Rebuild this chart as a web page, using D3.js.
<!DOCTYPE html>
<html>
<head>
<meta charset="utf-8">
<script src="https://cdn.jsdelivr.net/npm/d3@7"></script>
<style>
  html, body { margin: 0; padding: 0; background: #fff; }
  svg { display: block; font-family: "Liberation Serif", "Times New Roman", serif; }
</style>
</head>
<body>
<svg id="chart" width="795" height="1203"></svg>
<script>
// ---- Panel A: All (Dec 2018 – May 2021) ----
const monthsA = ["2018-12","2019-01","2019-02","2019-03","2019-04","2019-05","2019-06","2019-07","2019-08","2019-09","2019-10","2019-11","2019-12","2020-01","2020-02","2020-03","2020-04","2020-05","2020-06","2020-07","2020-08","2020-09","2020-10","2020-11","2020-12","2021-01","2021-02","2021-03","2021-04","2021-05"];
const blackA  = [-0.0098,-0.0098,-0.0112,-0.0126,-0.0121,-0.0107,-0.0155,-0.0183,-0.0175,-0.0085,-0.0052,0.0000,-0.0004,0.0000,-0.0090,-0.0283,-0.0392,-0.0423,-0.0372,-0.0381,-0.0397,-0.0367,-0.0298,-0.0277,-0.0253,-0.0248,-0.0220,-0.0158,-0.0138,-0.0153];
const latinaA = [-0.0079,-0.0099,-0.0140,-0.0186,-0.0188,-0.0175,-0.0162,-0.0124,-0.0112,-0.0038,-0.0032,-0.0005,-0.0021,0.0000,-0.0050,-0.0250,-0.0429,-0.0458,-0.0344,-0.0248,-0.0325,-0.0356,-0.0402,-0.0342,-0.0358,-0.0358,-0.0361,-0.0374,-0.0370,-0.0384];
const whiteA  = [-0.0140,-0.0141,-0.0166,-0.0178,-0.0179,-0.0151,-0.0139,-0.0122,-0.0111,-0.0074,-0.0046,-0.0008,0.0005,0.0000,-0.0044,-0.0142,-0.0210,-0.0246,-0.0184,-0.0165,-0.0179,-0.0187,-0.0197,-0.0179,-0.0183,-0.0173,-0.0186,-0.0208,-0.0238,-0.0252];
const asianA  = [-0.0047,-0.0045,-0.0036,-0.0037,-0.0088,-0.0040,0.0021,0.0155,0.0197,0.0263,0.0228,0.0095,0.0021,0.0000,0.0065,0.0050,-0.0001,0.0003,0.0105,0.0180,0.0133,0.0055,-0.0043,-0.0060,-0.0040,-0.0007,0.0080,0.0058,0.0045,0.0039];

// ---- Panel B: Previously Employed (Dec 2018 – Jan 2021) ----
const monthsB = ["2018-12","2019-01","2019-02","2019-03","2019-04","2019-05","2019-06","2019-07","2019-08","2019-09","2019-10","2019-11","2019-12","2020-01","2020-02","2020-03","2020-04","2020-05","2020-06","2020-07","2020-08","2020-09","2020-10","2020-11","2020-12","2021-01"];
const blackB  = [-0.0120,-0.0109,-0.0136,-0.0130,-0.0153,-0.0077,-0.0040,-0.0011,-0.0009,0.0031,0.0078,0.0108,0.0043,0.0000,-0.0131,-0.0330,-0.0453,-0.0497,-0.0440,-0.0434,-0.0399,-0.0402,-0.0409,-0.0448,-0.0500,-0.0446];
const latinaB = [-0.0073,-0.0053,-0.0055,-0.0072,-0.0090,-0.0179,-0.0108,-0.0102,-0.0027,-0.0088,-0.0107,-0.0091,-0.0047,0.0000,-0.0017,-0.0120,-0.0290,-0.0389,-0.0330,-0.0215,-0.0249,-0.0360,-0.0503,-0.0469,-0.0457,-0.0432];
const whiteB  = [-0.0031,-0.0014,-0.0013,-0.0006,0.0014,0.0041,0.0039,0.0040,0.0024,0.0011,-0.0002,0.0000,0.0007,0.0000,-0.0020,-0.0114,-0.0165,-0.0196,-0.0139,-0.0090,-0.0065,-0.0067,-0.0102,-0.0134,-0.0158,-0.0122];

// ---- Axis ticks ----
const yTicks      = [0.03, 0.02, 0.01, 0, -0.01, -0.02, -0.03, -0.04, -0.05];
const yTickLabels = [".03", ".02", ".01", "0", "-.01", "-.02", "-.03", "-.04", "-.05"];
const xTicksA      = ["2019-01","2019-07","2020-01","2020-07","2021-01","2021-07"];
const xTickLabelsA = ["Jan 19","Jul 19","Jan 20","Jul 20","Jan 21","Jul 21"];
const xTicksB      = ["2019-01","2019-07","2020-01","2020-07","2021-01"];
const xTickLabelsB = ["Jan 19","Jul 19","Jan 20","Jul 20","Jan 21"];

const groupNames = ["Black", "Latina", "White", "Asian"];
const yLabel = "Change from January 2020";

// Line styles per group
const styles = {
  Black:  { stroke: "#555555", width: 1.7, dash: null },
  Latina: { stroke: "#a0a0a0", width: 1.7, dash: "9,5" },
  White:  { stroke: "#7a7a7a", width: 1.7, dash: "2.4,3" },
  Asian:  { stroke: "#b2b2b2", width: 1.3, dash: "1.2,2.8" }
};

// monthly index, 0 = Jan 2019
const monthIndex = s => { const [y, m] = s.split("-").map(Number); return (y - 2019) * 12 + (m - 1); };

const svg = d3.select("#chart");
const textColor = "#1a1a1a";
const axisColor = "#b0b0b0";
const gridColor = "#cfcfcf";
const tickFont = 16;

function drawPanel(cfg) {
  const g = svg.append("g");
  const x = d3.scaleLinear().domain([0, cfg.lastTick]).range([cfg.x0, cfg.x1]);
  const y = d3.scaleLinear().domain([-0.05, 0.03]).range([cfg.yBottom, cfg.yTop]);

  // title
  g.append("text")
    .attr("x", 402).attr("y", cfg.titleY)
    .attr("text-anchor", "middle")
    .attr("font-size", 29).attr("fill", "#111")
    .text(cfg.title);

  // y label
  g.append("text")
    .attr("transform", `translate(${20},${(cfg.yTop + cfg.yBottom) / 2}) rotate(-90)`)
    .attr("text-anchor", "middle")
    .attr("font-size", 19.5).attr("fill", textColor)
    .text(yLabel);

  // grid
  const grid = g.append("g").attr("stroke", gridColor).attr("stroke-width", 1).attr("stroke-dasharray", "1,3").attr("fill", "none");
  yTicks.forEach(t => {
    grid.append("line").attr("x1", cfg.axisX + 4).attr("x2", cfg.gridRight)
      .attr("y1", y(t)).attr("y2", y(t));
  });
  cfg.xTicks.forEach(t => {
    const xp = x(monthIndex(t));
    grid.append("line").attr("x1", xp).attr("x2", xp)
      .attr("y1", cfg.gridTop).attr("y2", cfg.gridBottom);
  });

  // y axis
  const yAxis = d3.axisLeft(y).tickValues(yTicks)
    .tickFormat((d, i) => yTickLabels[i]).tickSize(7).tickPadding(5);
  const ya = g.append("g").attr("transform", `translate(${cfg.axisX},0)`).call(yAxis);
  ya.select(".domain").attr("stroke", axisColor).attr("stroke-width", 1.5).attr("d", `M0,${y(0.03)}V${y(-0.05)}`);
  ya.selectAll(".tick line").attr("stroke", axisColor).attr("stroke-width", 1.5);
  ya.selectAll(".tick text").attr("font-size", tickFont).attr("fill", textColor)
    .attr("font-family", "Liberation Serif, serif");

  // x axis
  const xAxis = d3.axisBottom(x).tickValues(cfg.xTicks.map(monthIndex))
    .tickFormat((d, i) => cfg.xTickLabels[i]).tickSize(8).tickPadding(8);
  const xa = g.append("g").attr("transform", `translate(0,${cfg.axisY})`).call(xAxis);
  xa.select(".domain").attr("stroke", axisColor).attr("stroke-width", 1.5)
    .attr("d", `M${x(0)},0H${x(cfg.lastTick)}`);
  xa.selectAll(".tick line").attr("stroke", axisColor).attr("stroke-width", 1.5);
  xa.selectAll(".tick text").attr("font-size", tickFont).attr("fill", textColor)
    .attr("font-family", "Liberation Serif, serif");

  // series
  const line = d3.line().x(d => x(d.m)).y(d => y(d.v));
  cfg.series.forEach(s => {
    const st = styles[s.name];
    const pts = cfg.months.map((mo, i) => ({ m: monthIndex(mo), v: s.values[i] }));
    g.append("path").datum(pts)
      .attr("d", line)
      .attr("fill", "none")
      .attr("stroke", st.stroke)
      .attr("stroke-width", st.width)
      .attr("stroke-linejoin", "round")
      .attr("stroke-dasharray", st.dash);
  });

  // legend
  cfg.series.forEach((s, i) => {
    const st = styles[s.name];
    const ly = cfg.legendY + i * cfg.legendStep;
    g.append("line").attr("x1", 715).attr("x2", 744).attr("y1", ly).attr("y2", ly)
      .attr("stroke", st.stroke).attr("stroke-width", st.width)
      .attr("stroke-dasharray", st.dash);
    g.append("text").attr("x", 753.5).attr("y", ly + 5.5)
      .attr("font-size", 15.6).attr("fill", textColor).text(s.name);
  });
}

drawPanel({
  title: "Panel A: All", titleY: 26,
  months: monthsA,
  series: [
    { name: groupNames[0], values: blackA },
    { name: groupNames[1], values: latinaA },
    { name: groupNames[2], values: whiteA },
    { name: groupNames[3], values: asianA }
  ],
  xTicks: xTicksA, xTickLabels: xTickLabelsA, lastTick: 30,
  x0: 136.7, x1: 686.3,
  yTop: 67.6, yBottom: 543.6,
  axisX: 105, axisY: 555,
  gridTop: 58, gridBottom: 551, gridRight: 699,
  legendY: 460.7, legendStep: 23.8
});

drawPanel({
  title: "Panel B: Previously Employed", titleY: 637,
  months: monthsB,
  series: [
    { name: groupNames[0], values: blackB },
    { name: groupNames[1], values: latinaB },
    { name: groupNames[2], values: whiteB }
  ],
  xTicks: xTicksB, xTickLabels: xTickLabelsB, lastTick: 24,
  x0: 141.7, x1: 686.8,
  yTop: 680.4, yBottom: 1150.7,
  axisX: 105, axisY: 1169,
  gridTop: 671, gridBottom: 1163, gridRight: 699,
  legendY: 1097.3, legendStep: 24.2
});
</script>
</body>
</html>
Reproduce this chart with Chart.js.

● ● ● ● ● ● ●

• [WHAT THE TASK ASKS]
Say the number of lines in the records above that include the string "chart", and no more.

• [TASK SOLUTION]
4